— START OF Dataset section —

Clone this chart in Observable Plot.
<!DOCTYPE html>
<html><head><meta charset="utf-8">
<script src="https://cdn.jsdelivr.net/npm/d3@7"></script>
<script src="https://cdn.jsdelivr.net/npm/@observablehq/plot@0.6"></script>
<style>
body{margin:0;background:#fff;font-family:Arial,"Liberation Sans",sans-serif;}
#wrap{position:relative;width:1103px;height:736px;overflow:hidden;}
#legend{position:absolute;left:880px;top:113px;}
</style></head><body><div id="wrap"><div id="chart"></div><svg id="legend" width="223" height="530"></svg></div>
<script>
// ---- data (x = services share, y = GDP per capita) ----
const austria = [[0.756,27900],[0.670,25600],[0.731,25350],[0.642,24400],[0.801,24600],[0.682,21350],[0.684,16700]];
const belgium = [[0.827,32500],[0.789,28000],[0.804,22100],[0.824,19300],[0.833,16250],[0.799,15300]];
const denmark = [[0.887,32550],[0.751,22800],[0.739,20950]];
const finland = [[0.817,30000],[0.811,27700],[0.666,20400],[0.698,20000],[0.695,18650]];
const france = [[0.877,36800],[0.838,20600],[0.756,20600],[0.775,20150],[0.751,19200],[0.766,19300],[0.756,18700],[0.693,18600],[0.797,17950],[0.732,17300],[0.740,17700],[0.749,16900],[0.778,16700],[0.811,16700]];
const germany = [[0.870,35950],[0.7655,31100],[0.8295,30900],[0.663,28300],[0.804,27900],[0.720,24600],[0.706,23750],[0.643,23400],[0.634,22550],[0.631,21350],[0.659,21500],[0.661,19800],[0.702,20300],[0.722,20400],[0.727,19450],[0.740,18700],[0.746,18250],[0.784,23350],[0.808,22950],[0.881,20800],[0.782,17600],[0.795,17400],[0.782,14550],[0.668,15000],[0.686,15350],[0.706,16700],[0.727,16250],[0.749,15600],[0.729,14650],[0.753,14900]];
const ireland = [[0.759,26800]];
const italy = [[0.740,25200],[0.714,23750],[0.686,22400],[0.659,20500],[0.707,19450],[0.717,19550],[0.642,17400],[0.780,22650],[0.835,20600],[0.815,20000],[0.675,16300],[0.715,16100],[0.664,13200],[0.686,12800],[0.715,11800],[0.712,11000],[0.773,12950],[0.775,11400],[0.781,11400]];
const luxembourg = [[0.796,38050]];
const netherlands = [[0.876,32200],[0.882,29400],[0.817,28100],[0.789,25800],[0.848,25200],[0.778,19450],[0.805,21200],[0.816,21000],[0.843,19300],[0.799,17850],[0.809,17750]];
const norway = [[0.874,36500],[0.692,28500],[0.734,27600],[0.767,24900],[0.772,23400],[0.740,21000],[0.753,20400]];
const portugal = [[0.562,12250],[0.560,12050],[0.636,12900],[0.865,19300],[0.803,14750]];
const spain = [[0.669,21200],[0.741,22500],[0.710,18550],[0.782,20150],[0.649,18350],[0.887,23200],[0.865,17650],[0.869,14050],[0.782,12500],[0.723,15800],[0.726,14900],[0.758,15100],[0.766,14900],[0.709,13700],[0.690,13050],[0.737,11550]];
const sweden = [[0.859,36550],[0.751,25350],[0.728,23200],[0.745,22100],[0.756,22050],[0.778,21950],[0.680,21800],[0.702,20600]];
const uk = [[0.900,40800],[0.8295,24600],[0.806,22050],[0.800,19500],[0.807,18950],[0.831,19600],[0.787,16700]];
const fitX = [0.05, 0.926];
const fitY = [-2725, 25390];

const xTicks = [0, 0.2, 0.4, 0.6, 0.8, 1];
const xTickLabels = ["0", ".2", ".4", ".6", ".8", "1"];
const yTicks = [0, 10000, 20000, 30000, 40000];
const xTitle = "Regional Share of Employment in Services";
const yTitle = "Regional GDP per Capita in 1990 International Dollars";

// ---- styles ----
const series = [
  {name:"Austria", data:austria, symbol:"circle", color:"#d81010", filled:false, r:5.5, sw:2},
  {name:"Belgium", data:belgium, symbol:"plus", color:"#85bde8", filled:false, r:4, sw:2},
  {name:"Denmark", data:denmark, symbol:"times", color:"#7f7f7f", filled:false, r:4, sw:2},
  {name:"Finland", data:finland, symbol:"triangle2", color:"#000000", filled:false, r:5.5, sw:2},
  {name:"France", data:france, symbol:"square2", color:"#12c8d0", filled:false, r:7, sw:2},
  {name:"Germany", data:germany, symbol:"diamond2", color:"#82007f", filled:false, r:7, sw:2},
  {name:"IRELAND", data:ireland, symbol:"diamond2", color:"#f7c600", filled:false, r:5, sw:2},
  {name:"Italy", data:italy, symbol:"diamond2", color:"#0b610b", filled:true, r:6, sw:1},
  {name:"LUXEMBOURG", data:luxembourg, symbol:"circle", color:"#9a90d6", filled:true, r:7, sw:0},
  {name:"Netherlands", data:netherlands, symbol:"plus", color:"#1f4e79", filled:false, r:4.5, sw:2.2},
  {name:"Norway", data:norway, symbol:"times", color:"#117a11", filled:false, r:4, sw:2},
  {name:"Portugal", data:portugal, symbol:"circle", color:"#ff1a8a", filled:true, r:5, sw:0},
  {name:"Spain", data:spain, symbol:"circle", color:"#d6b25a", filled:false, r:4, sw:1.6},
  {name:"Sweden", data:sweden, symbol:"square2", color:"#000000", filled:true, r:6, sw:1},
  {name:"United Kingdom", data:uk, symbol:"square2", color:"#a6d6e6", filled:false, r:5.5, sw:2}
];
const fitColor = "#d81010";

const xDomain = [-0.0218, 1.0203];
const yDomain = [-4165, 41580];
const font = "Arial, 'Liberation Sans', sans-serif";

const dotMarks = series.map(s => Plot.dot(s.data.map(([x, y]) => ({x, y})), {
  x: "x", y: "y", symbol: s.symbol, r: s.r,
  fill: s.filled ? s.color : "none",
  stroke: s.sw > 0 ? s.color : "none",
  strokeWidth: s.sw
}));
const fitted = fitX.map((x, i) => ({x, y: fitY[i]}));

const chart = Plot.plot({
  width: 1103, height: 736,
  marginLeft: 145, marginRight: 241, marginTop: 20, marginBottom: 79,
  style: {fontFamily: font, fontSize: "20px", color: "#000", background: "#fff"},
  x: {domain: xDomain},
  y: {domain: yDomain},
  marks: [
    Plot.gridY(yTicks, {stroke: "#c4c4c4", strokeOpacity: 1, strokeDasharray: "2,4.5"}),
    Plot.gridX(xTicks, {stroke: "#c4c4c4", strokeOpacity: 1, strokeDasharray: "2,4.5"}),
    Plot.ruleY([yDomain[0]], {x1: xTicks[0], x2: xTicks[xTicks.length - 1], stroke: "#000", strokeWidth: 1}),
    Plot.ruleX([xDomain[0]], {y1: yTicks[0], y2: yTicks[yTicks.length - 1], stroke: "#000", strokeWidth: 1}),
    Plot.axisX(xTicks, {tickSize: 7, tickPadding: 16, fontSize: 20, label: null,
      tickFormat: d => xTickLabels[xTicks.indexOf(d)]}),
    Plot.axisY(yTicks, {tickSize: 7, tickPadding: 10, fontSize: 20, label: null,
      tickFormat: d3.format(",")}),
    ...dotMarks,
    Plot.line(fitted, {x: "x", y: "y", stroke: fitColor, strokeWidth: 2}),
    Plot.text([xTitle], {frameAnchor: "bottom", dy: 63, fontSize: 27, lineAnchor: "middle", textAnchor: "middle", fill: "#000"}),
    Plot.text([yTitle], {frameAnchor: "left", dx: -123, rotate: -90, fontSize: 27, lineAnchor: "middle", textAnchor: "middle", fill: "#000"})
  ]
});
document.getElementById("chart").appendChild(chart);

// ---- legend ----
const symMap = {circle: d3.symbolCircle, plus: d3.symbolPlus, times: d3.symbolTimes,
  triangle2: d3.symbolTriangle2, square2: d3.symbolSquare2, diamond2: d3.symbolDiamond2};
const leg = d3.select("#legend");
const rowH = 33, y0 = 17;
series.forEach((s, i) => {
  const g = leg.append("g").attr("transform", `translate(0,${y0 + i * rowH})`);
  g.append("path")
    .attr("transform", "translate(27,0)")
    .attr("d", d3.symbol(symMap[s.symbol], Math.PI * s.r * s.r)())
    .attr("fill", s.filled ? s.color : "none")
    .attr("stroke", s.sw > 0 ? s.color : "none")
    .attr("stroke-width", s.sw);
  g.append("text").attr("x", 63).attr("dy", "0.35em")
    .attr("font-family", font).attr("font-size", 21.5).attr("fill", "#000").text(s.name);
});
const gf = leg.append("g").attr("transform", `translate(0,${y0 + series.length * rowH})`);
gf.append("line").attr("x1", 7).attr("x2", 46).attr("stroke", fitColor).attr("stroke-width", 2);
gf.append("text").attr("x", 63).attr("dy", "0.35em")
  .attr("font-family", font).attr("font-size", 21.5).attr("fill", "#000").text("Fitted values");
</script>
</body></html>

— END OF Dataset section —

Required task: Scan the data above; copy every line where "chart" appears.

Right answer:
Clone this chart in Observable Plot.
</style></head><body><div id="wrap"><div id="chart"></div><svg id="legend" width="223" height="530"></svg></div>
const chart = Plot.plot({
document.getElementById("chart").appendChild(chart);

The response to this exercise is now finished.